A fundamental principle of development today is that the governments of partner countries should lead and guide planning and prioritisation exercises, rather than the donor country. However, countries in transition face particular challenges that limit government-led planning and prioritisation. This chapter asks how stricter and more realistic prioritisation can be achieved during transition in order to enable countries to move from crisis to peace more effectively. The emphasis is on: i) supporting national transition strategies while allowing governments to take gradual leadership of the prioritisation and planning exercise; ii) keeping objectives and planning processes simple; iii) ensuring a collaborative approach; and iv) creating coherence between international and national planning approaches.

Key Findings:

  • Effective support during transition requires a focus on a limited set of jointly agreed priorities that brings together the need for continued humanitarian efforts with more targeted support to peacebuilding and statebuilding.
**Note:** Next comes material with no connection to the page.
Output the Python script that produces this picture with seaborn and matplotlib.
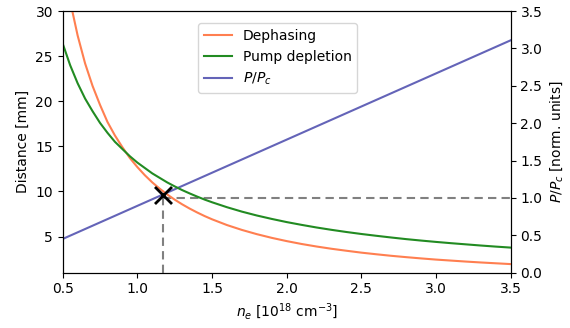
import pandas as pd
import matplotlib
matplotlib.use("Agg")
import matplotlib.pyplot as plt
import seaborn as sns

# electron density [1e18 cm^-3]
density = [0.5, 0.55, 0.6, 0.65, 0.7, 0.75, 0.8, 0.85, 0.9, 0.95, 1.0, 1.05, 1.1, 1.15,
           1.2, 1.25, 1.3, 1.35, 1.4, 1.45, 1.5, 1.6, 1.7, 1.8, 1.9, 2.0, 2.1, 2.2, 2.3,
           2.4, 2.5, 2.6, 2.7, 2.8, 2.9, 3.0, 3.1, 3.2, 3.3, 3.4, 3.5]
# distances [mm]
dephasing = [35.9, 31.1, 27.3, 24.2, 21.7, 19.6, 17.7, 16.2, 14.9, 13.7, 12.7, 11.8, 11.0, 10.3,
             9.66, 9.09, 8.57, 8.10, 7.67, 7.27, 6.91, 6.27, 5.73, 5.26, 4.85, 4.49, 4.17, 3.89, 3.64,
             3.42, 3.21, 3.03, 2.86, 2.71, 2.57, 2.44, 2.33, 2.22, 2.12, 2.03, 1.94]
pump_depletion = [26.4, 24.0, 22.0, 20.3, 18.9, 17.6, 16.5, 15.5, 14.7, 13.9, 13.2, 12.6, 12.0, 11.5,
                  11.0, 10.56, 10.15, 9.78, 9.43, 9.10, 8.80, 8.25, 7.76, 7.33, 6.95, 6.60, 6.29, 6.00, 5.74,
                  5.50, 5.28, 5.08, 4.89, 4.71, 4.55, 4.40, 4.26, 4.13, 4.00, 3.88, 3.77]
# P/Pc (linear)
power_density = [0.5, 3.5]
power_ratio = [0.45, 3.11]

# operating point
op_density = 1.17
op_distance = 9.6

df = pd.DataFrame({"ne": density, "deph": dephasing, "pump": pump_depletion})
dfp = pd.DataFrame({"ne": power_density, "p": power_ratio})

fig, ax = plt.subplots(figsize=(5.7, 3.28), dpi=100)
fig.subplots_adjust(left=0.11, right=0.896, top=0.966, bottom=0.169)
ax2 = ax.twinx()
# left axis drawn on top so the marker sits above everything
ax.set_zorder(ax2.get_zorder() + 1)
ax.patch.set_visible(False)

sns.lineplot(data=df, x="ne", y="deph", ax=ax, color="coral", lw=1.5, label="Dephasing")
sns.lineplot(data=df, x="ne", y="pump", ax=ax, color="forestgreen", lw=1.5, label="Pump depletion")
sns.lineplot(data=dfp, x="ne", y="p", ax=ax2, color="#6464b8", lw=1.5, label="$P/P_c$")

ax.set_xlim(0.5, 3.5)
ax.set_ylim(1, 30)
ax2.set_ylim(0, 3.5)

# dashed guides + marker
ax.plot([op_density, op_density], [1, op_distance], ls=(0, (4, 2.5)), color="grey", lw=1.5)
ax2.plot([op_density, 3.5], [1, 1], ls=(0, (4, 2.5)), color="grey", lw=1.5)
ax.scatter([op_density], [op_distance], marker="x", s=150, color="black", lw=2, zorder=5)

ax.set_xlabel("$n_e$ [$10^{18}$ cm$^{-3}$]")
ax.set_ylabel("Distance [mm]")
ax2.set_ylabel("$P/P_c$ [norm. units]")
ax.set_yticks([5, 10, 15, 20, 25, 30])

h1, l1 = ax.get_legend_handles_labels()
h2, l2 = ax2.get_legend_handles_labels()
ax2.get_legend().remove()
ax.legend(h1 + h2, l1 + l2, loc="upper center", bbox_to_anchor=(0.48, 0.98))

plt.savefig("out.png", dpi=100)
An international agreement on transition objectives is important to allow more targeted attention and financial support to transition from across the international system.
  • Effective support during transition requires delivering rapid and lifesaving support in parallel with the more targeted efforts towards peacebuilding and statebuilding. International support via humanitarian, development, political and security channels can broadly be divided into three priority areas: delivering basic services and addressing urgent needs; fostering inclusive political settlements and processes; and strengthening state functions.

Recommendations:

  • Use national transition strategies as the basis for prioritisation where they exist — if not, find ways to prioritise. Keep priorities simple. Ensure national governments lead the strategic process, even where they might lack the legitimacy to undertake more detailed planning on behalf of entire populations. Weak capacity and legitimacy cannot be an excuse for internationally driven (and written) development strategies. Develop transition strategies collaboratively. Use planning processes as critical vehicles for engagement and capacity development.
  • Prioritise annually to ensure that transition strategies target the most critical areas. During transition, annual prioritisation should be the norm. This allows frequent reassessment of progress and risks, thus preventing strategic failure and keeping the priorities relevant. Alter international approaches to enable annual/rolling prioritisation from year to year. Increase the flexibility of funding allocations by increasing contingencies in budgets so that strategies can be adjusted as new risks and opportunities emerge.
  • Ensure coherence between existing planning frameworks. Development, diplomatic, humanitarian and security-related activities must complement and reinforce each other. This requires integrated planning. Support reforms for integrating and aligning strategic and sector planning tools and processes with transition strategies. Ensure stronger accountability in the development of sector plans. Each sector group should operate based on clearly defined accountability and responsibility structures, building on the positive lessons learned from humanitarian clusters. Clarify how the international community can best support a gradual shift to national planning and government leadership. Cost the strategy and link it to specific funding sources to avoid fragmentation.

Source

OECD (2012). “Coherent planning and prioritisation”. In International Support to Post-Conflict Transition: Rethinking Policy, Changing Practice. Paris: OECD, 31-43.